OSMO, the other new service, is a cloud-based orchestrator. Much like it sounds, this workflow management system handles the scheduling and distribution of training and simulation resources. This enables developers to handle multiple models with geographically distributed hardware in a single UI — something Nvidia says didn’t previously exist.

Per a company blog post, “until now, there has not been a unified platform where developers can easily submit workloads on their desired compute.”

Lastly, Nvidia showed off its new teleoperation training system at SIGGRAPH 2024 in what, in this tech reporter’s opinion, is the coolest demo we’ve seen from the company since the debut of “Thispersondoesnotexist.com” back in 2017

In the demo, researchers show a human operating a robot remotely through 1:1 movement control — whatever the person does, the robot imitates.
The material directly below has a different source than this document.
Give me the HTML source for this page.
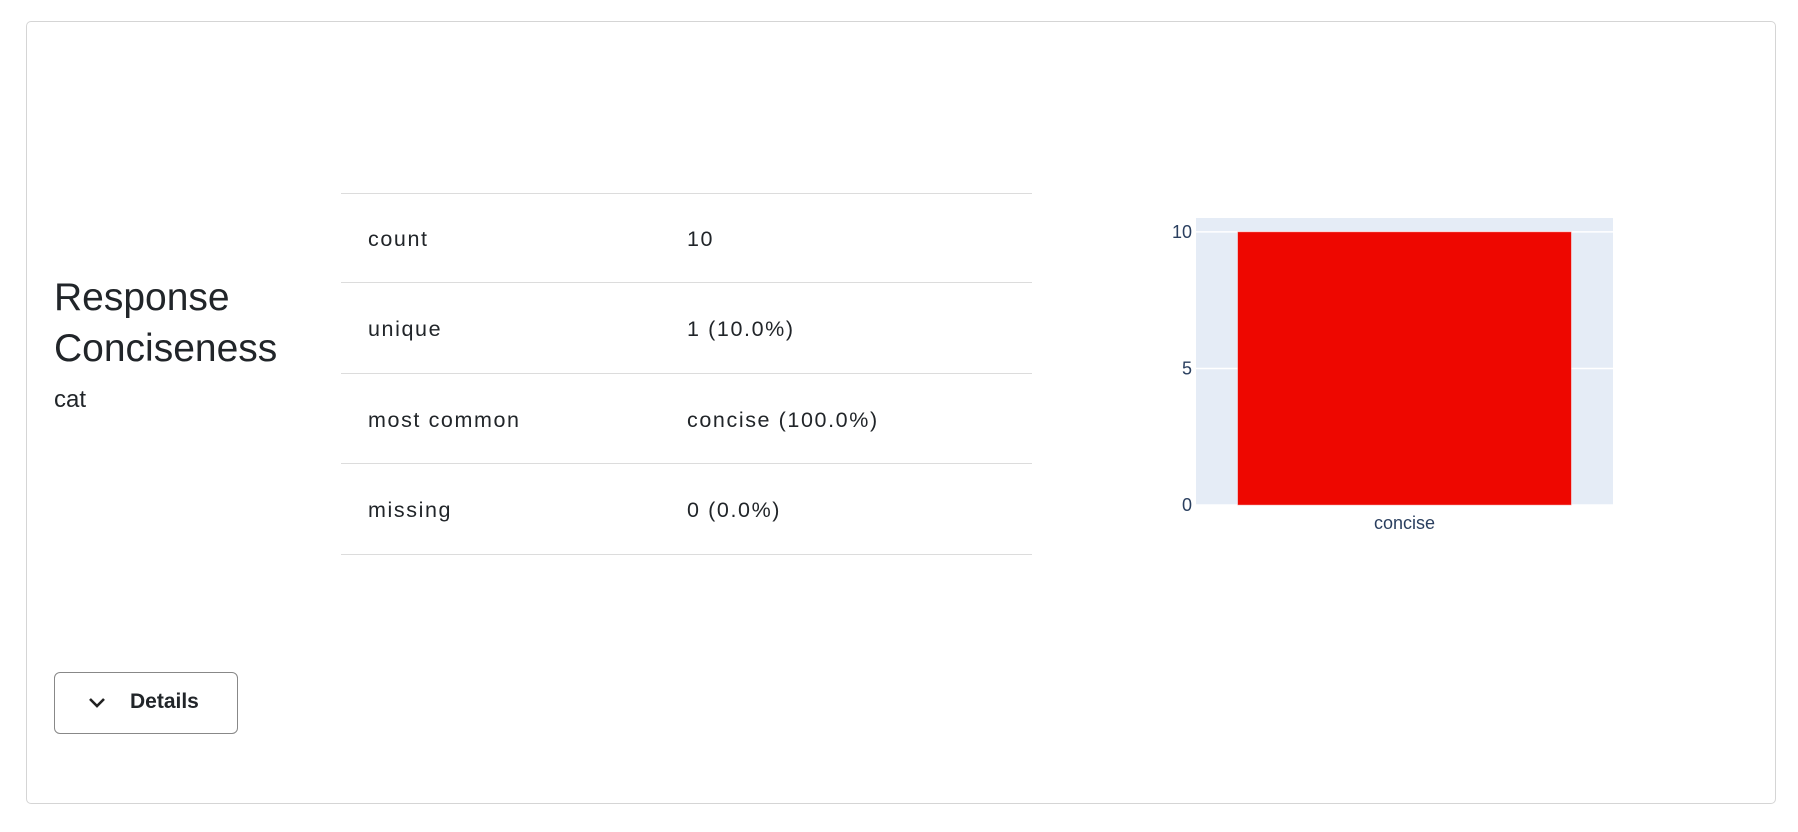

The machine’s movements are then captured by an AI training system as data which is used to train the robot in myriad different digital environments to prepare it for real world operations. 

A robot stock bump?

With a current market capitalization of $2.833 trillion, as of the time of this article’s publication, Nvidia is up about 11% overnight, as of July 31.

Despite falling 23% between July 10 through July 30 as big tech earning’s calls failed to impress, Nvidia is, once again, breathing down Microsoft’s neck ($3.080 trillion).

Another 9% bump in market cap would put Nvidia in second and potentially in contention for Apple’s spot ($3.408 trillion) as the most valuable company in the world.